Now after drooling over all this food lets head for some action. As I mentioned earlier in my post, not only we share our history with Pakistan, we also share our borders known as Wagha Border. Wagha border is extensively known for its ceremony between the soldiers two hours before sunset every day. The ceremony is conducted by Pakistan Rangers & Indian Border Security Force (BSF).
The scene is set – sunset at the backdrop, rich history on both sides of the border, emotions on high on both sides, everyone chanting that their country rocks and the energy gets into your skin. So sit back while Jawans march towards each other, the border gates open, the flags are lowered and folded respectively and it ends with the handshake. I don’t know about others, but I had a lot of fun.

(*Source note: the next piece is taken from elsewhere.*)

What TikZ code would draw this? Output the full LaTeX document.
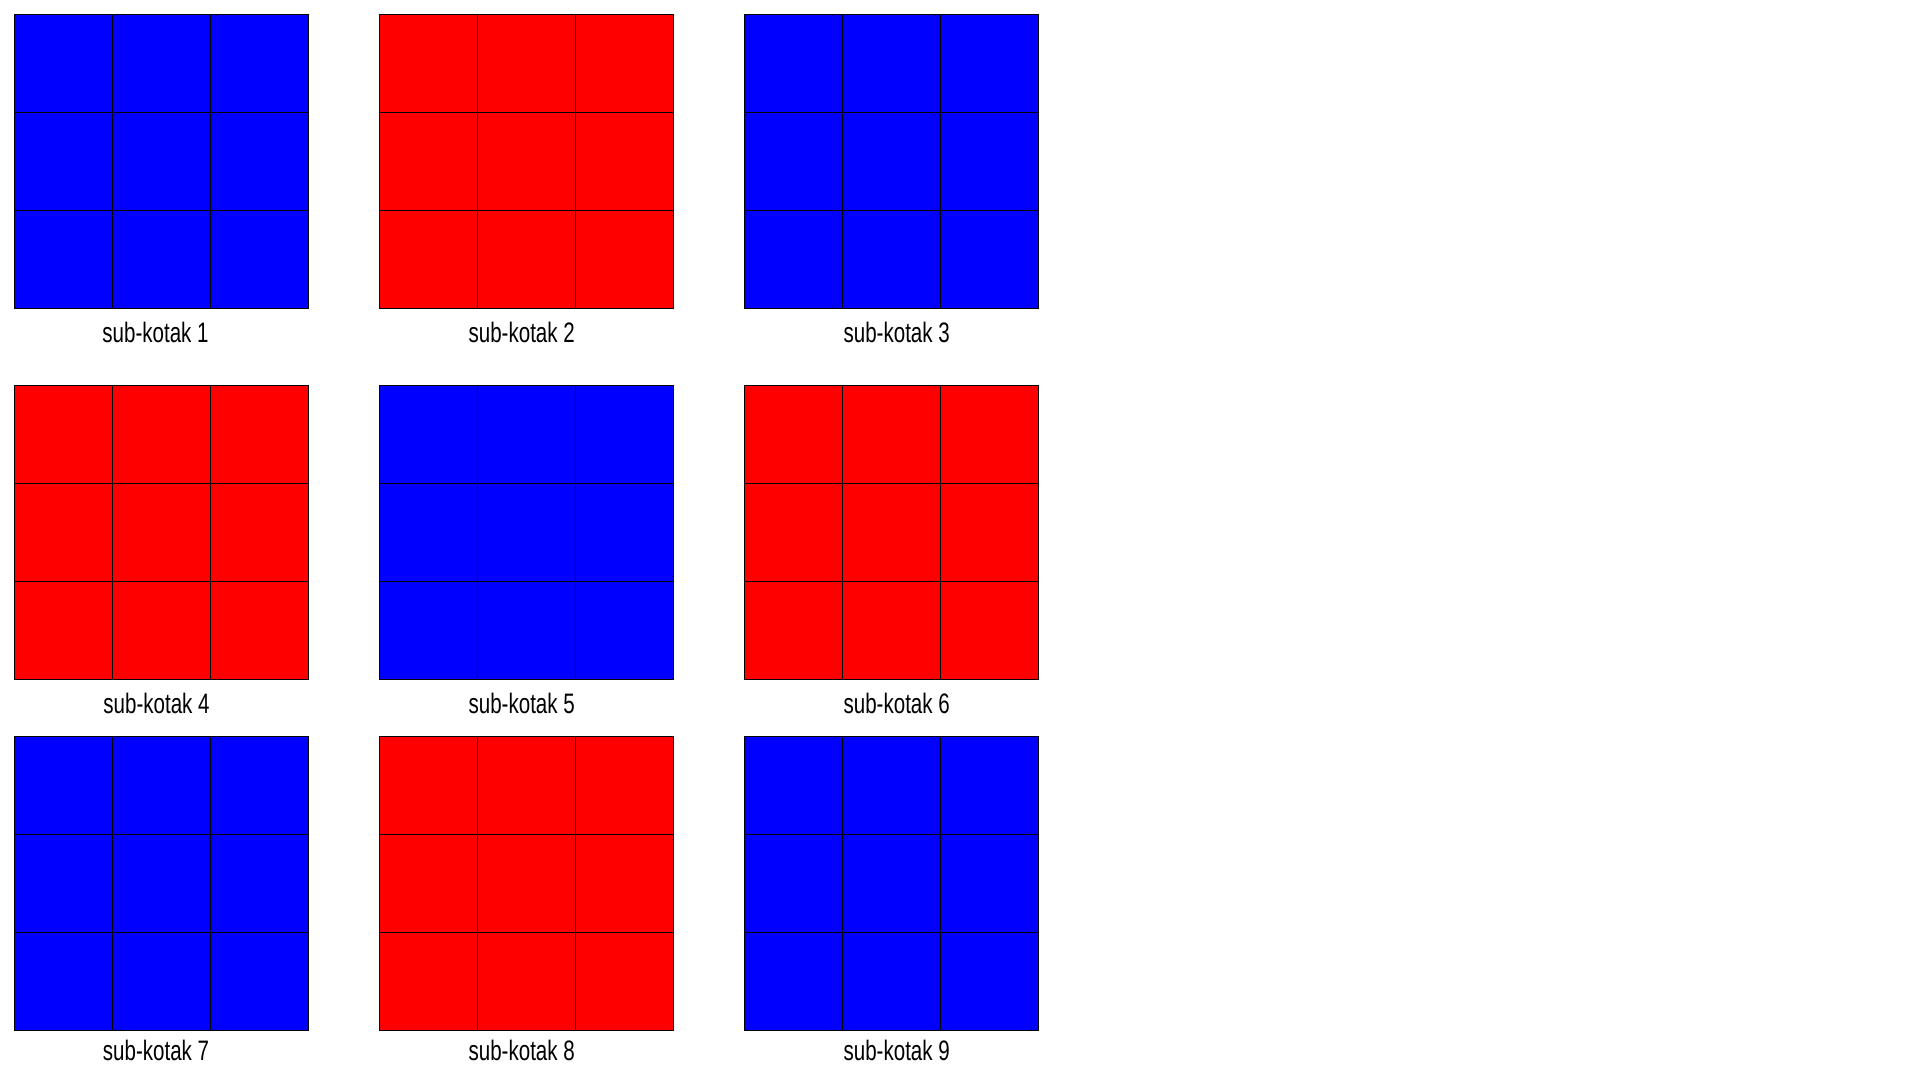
\documentclass[tikz,border=0pt]{standalone}
\usepackage{fontspec}
\setmainfont{Liberation Sans}[FakeStretch=0.73]
\usetikzlibrary{positioning}

\tikzset{
  cell/.style={draw=black, line width=0.3pt, minimum size=0.98cm,
               inner sep=0pt, outer sep=0pt},
  sublabel/.style={text=black, font=\fontsize{8}{9.6}\selectfont,
                   inner sep=0pt, anchor=base}
}

\begin{document}
\begin{tikzpicture}[x=0.01cm, y=-0.01cm]

% Canvas
\useasboundingbox (0,0) rectangle (1920,1080);
\fill[white] (0,0) rectangle (1920,1080);

% Sub-boxes: number/colour/left/top/label x/label baseline
\foreach \n/\col/\cx/\ry/\lx/\by in {
    1/blue/14.3/14.7/155.5/343, 2/red/379.7/14.7/521.7/343, 3/blue/744.3/14.7/896.7/343,
    4/red/14.3/385.8/156.5/714, 5/blue/379.7/385.8/521.7/714, 6/red/744.3/385.8/896.7/714,
    7/blue/14.3/736.5/156/1061, 8/red/379.7/736.5/521.7/1061, 9/blue/744.3/736.5/896.7/1061}{
  \foreach \r in {0,1,2}{
    \foreach \c in {0,1,2}{
      \node[cell, fill=\col] (k\n-\r\c) at ({\cx+49+98*\c},{\ry+49+98*\r}) {};
    }
  }
  \node[sublabel] (lbl\n) at (\lx,\by) {sub-kotak \n};
}

\end{tikzpicture}
\end{document}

One thing to notice – when these Jawans march – its incredible how high this gets. Don’t believe me – watch!
Of course, we could not resist taking a picture with these Jawans.
One Tip: Try to leave after the crowd or before as its gets a little out of control, also understand that the parking is quite far from the viewer’s point due to security.
We stayed an additional day and I took a hike trip to Vaishni Devi Temple.
One of the most well-known temple situated within the Jammu & Kashmir state, located in Katra at Trikuta Mountains. The temple is dedicated to the 3 Goddess – Mahakali, MahaSaraswati & Mahalakshmi. You would have to take a bus ride from Amritsar to Katra which is 250-300kms by road and takes about 6-8 hours by road. You can take a flight, but I personally enjoy the road trips as the views are breath-taking.
Once you reach Katra, the shrine is situated at 5,200 ft above sea level. The shrine is situated within a cave in the Trikuta Mountain and takes a trek of 12kms. You can walk, or take a horse ride. I suggest walking as it’s a photographers paradise. You can also get a helicopter ride from and to Katra to Sanjichat (2kms from the shrine) and return for people who are unable to trek.
I enjoyed the trek up to the shrine, however on the way down I was excited to see the Helipad so I can get down to the base as soon as possible. You must be wondering why-Reason is sanitation. Unfortunately there are no clean toilets to and from and it was quite difficult to stress my bladder or intestines anymore. I would suggest the journey on liquid diet.
Everyone knows my love for mountains, trekking and sunsets. Well this was the perfect reason to stay motivated. This sunset was something else though and kept me mesmerized.
Beware of the monkeys on the way up to the shrine and back to the base. They are quite aggressive, but funny if you maintain your space. You can feed them and they will get quite friendly.
I am sorry that I was unable to add any pictures of the Holy Shrine – for that you have to hike up and be dedicated. Also taking pictures of this holy shrine is prohibited and as a strong believer and a good citizen I did not wish to break / amend the rules. We queued up from 04:00 am after having tea and biscuits and had some really peaceful sight of the shrine. Once again the peace and the feeling of being spiritually connected is beyond words to express or showcase through a photograph taken through a man made machine. Some experiences specially spiritual ones should be sensed, felt and immersed and we were glad that we were the chosen one. As there is a saying that only when “Ma” wishes, you will be able to take the trek to the shrine and we are glad we were lucky enough.
I was taught by the locals on how to balance the luggage on your head and walk. I think I am OK with my luggage on my shoulder.
Well, as you can see our 3 day journey was full of activities, loads of fun, a lot of finger licking food and great experiences – we hope this article will help you to make some right choices when planing or visiting Amritsar.